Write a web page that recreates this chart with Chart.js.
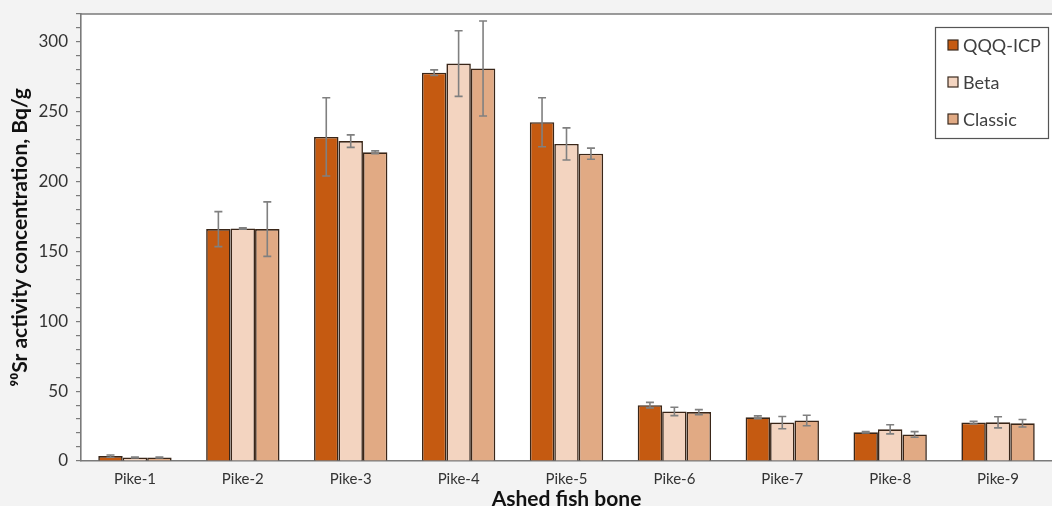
<!DOCTYPE html>
<html>
<head>
<meta charset="utf-8">
<script src="https://cdn.jsdelivr.net/npm/chart.js@4.4.1/dist/chart.umd.min.js"></script>
<style>
  html, body { margin: 0; padding: 0; background: #f3f3f3; }
  #wrap { width: 1052px; height: 506px; }
</style>
</head>
<body>
<div id="wrap"><canvas id="c" width="1052" height="506"></canvas></div>
<script>
// Samples
const categories = ['Pike-1','Pike-2','Pike-3','Pike-4','Pike-5','Pike-6','Pike-7','Pike-8','Pike-9'];

// 90Sr activity concentration (Bq/g) per method
const qqqIcp  = [3.5, 166, 232, 278, 242.5, 40, 31.3, 20.5, 27.5];
const beta    = [2.5, 166.5, 229, 284.5, 227, 35.5, 27.5, 22.7, 27.7];
const classic = [2.5, 166, 221, 281, 220, 35, 29, 19, 27];

// Uncertainties (±)
const qqqIcpErr  = [0.8, 12.5, 28, 2, 17.5, 2, 1, 0.5, 1];
const betaErr    = [0.3, 0.5, 4.5, 23.5, 11.5, 3, 4.4, 3.3, 4];
const classicErr = [0.3, 19.5, 1, 34, 4, 1.8, 3.8, 2, 2.7];

// Y axis ticks
const yMax = 320;
const yStep = 10;
const yLabelEvery = 50;

const FONT = 'Lato, "Open Sans", sans-serif';

const plotBackground = {
  id: 'plotBackground',
  beforeDraw(chart) {
    const { ctx, chartArea: a } = chart;
    ctx.save();
    ctx.fillStyle = '#ffffff';
    ctx.fillRect(a.left, a.top, a.right - a.left, a.bottom - a.top);
    ctx.strokeStyle = '#7a7a7a';
    ctx.lineWidth = 1.5;
    ctx.beginPath();
    ctx.moveTo(a.left, a.top);
    ctx.lineTo(a.right, a.top);
    ctx.stroke();
    ctx.restore();
  }
};

const errorBars = {
  id: 'errorBars',
  afterDatasetsDraw(chart) {
    const { ctx } = chart;
    const y = chart.scales.y;
    ctx.save();
    ctx.strokeStyle = '#808080';
    ctx.lineWidth = 1.6;
    chart.data.datasets.forEach((ds, i) => {
      const meta = chart.getDatasetMeta(i);
      meta.data.forEach((bar, j) => {
        const v = ds.data[j], e = ds.errors[j];
        const yt = y.getPixelForValue(v + e);
        const yb = y.getPixelForValue(v - e);
        const x = bar.x, cap = 4;
        ctx.beginPath();
        ctx.moveTo(x, yt); ctx.lineTo(x, yb);
        ctx.moveTo(x - cap, yt); ctx.lineTo(x + cap, yt);
        ctx.moveTo(x - cap, yb); ctx.lineTo(x + cap, yb);
        ctx.stroke();
      });
    });
    ctx.restore();
  }
};

const boxLegend = {
  id: 'boxLegend',
  afterDraw(chart) {
    const { ctx } = chart;
    const x0 = 935, y0 = 27, w = 113, h = 111;
    ctx.save();
    ctx.fillStyle = '#ffffff';
    ctx.fillRect(x0, y0, w, h);
    ctx.strokeStyle = '#555555';
    ctx.lineWidth = 1.2;
    ctx.strokeRect(x0 + 0.5, y0 + 0.5, w, h);
    ctx.font = '18px ' + FONT;
    ctx.textBaseline = 'middle';
    const rows = [45, 82, 119];
    chart.data.datasets.forEach((ds, i) => {
      const cy = rows[i];
      ctx.fillStyle = ds.backgroundColor;
      ctx.fillRect(948, cy - 5, 10, 10);
      ctx.strokeStyle = '#3b2a1e';
      ctx.lineWidth = 1.2;
      ctx.strokeRect(948, cy - 5, 10, 10);
      ctx.fillStyle = '#404040';
      ctx.fillText(ds.label, 963, cy + 1);
    });
    ctx.restore();
  }
};

const mkSet = (label, data, errors, color) => ({
  label, data, errors,
  backgroundColor: color,
  borderColor: '#3a2618',
  borderWidth: 1.6,
  borderSkipped: 'bottom',
  categoryPercentage: 0.68,
  barPercentage: 1.0
});

new Chart(document.getElementById('c'), {
  type: 'bar',
  data: {
    labels: categories,
    datasets: [
      mkSet('QQQ-ICP', qqqIcp, qqqIcpErr, '#c55a11'),
      mkSet('Beta', beta, betaErr, '#f3d4c0'),
      mkSet('Classic', classic, classicErr, '#e1aa84')
    ]
  },
  options: {
    responsive: false,
    animation: false,
    layout: { padding: { top: 14, right: 0, left: 0, bottom: 0 } },
    plugins: { legend: { display: false }, tooltip: { enabled: false } },
    scales: {
      x: {
        grid: { display: false, drawTicks: false },
        border: { color: '#7a7a7a', width: 1.6 },
        ticks: { color: '#333333', font: { family: FONT, size: 15 }, padding: 9 },
        title: {
          display: true, text: 'Ashed fish bone', color: '#111111',
          font: { family: FONT, size: 21, weight: 'bold' }, padding: { top: 0, bottom: -6 }
        },
        afterFit(s) { s.height = 45; s.paddingLeft = 0; s.paddingRight = 0; }
      },
      y: {
        min: 0, max: yMax,
        grid: { drawOnChartArea: false, tickLength: 5, color: '#7a7a7a', lineWidth: 1.2 },
        border: { color: '#7a7a7a', width: 1.6 },
        ticks: {
          stepSize: yStep, autoSkip: false,
          color: '#333333', font: { family: FONT, size: 17 }, padding: 8,
          callback: v => (v % yLabelEvery === 0 ? String(v) : '')
        },
        title: {
          display: true, text: '⁹⁰Sr activity concentration, Bq/g', color: '#111111',
          font: { family: FONT, size: 21, weight: 'bold' }, padding: { top: 8, bottom: 0 }
        },
        afterFit(s) { s.width = 81; s.paddingTop = 0; s.paddingBottom = 0; }
      }
    }
  },
  plugins: [plotBackground, errorBars, boxLegend]
});
</script>
</body>
</html>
++++++++++
• **STATED GOAL**:
All of the material above needs to be restated exactly, with no pictures.

• **TASK RESPONSE**:
Write a web page that recreates this chart with Chart.js.
<!DOCTYPE html>
<html>
<head>
<meta charset="utf-8">
<script src="https://cdn.jsdelivr.net/npm/chart.js@4.4.1/dist/chart.umd.min.js"></script>
<style>
  html, body { margin: 0; padding: 0; background: #f3f3f3; }
  #wrap { width: 1052px; height: 506px; }
</style>
</head>
<body>
<div id="wrap"><canvas id="c" width="1052" height="506"></canvas></div>
<script>
// Samples
const categories = ['Pike-1','Pike-2','Pike-3','Pike-4','Pike-5','Pike-6','Pike-7','Pike-8','Pike-9'];

// 90Sr activity concentration (Bq/g) per method
const qqqIcp  = [3.5, 166, 232, 278, 242.5, 40, 31.3, 20.5, 27.5];
const beta    = [2.5, 166.5, 229, 284.5, 227, 35.5, 27.5, 22.7, 27.7];
const classic = [2.5, 166, 221, 281, 220, 35, 29, 19, 27];

// Uncertainties (±)
const qqqIcpErr  = [0.8, 12.5, 28, 2, 17.5, 2, 1, 0.5, 1];
const betaErr    = [0.3, 0.5, 4.5, 23.5, 11.5, 3, 4.4, 3.3, 4];
const classicErr = [0.3, 19.5, 1, 34, 4, 1.8, 3.8, 2, 2.7];

// Y axis ticks
const yMax = 320;
const yStep = 10;
const yLabelEvery = 50;

const FONT = 'Lato, "Open Sans", sans-serif';

const plotBackground = {
  id: 'plotBackground',
  beforeDraw(chart) {
    const { ctx, chartArea: a } = chart;
    ctx.save();
    ctx.fillStyle = '#ffffff';
    ctx.fillRect(a.left, a.top, a.right - a.left, a.bottom - a.top);
    ctx.strokeStyle = '#7a7a7a';
    ctx.lineWidth = 1.5;
    ctx.beginPath();
    ctx.moveTo(a.left, a.top);
    ctx.lineTo(a.right, a.top);
    ctx.stroke();
    ctx.restore();
  }
};

const errorBars = {
  id: 'errorBars',
  afterDatasetsDraw(chart) {
    const { ctx } = chart;
    const y = chart.scales.y;
    ctx.save();
    ctx.strokeStyle = '#808080';
    ctx.lineWidth = 1.6;
    chart.data.datasets.forEach((ds, i) => {
      const meta = chart.getDatasetMeta(i);
      meta.data.forEach((bar, j) => {
        const v = ds.data[j], e = ds.errors[j];
        const yt = y.getPixelForValue(v + e);
        const yb = y.getPixelForValue(v - e);
        const x = bar.x, cap = 4;
        ctx.beginPath();
        ctx.moveTo(x, yt); ctx.lineTo(x, yb);
        ctx.moveTo(x - cap, yt); ctx.lineTo(x + cap, yt);
        ctx.moveTo(x - cap, yb); ctx.lineTo(x + cap, yb);
        ctx.stroke();
      });
    });
    ctx.restore();
  }
};

const boxLegend = {
  id: 'boxLegend',
  afterDraw(chart) {
    const { ctx } = chart;
    const x0 = 935, y0 = 27, w = 113, h = 111;
    ctx.save();
    ctx.fillStyle = '#ffffff';
    ctx.fillRect(x0, y0, w, h);
    ctx.strokeStyle = '#555555';
    ctx.lineWidth = 1.2;
    ctx.strokeRect(x0 + 0.5, y0 + 0.5, w, h);
    ctx.font = '18px ' + FONT;
    ctx.textBaseline = 'middle';
    const rows = [45, 82, 119];
    chart.data.datasets.forEach((ds, i) => {
      const cy = rows[i];
      ctx.fillStyle = ds.backgroundColor;
      ctx.fillRect(948, cy - 5, 10, 10);
      ctx.strokeStyle = '#3b2a1e';
      ctx.lineWidth = 1.2;
      ctx.strokeRect(948, cy - 5, 10, 10);
      ctx.fillStyle = '#404040';
      ctx.fillText(ds.label, 963, cy + 1);
    });
    ctx.restore();
  }
};

const mkSet = (label, data, errors, color) => ({
  label, data, errors,
  backgroundColor: color,
  borderColor: '#3a2618',
  borderWidth: 1.6,
  borderSkipped: 'bottom',
  categoryPercentage: 0.68,
  barPercentage: 1.0
});

new Chart(document.getElementById('c'), {
  type: 'bar',
  data: {
    labels: categories,
    datasets: [
      mkSet('QQQ-ICP', qqqIcp, qqqIcpErr, '#c55a11'),
      mkSet('Beta', beta, betaErr, '#f3d4c0'),
      mkSet('Classic', classic, classicErr, '#e1aa84')
    ]
  },
  options: {
    responsive: false,
    animation: false,
    layout: { padding: { top: 14, right: 0, left: 0, bottom: 0 } },
    plugins: { legend: { display: false }, tooltip: { enabled: false } },
    scales: {
      x: {
        grid: { display: false, drawTicks: false },
        border: { color: '#7a7a7a', width: 1.6 },
        ticks: { color: '#333333', font: { family: FONT, size: 15 }, padding: 9 },
        title: {
          display: true, text: 'Ashed fish bone', color: '#111111',
          font: { family: FONT, size: 21, weight: 'bold' }, padding: { top: 0, bottom: -6 }
        },
        afterFit(s) { s.height = 45; s.paddingLeft = 0; s.paddingRight = 0; }
      },
      y: {
        min: 0, max: yMax,
        grid: { drawOnChartArea: false, tickLength: 5, color: '#7a7a7a', lineWidth: 1.2 },
        border: { color: '#7a7a7a', width: 1.6 },
        ticks: {
          stepSize: yStep, autoSkip: false,
          color: '#333333', font: { family: FONT, size: 17 }, padding: 8,
          callback: v => (v % yLabelEvery === 0 ? String(v) : '')
        },
        title: {
          display: true, text: '⁹⁰Sr activity concentration, Bq/g', color: '#111111',
          font: { family: FONT, size: 21, weight: 'bold' }, padding: { top: 8, bottom: 0 }
        },
        afterFit(s) { s.width = 81; s.paddingTop = 0; s.paddingBottom = 0; }
      }
    }
  },
  plugins: [plotBackground, errorBars, boxLegend]
});
</script>
</body>
</html>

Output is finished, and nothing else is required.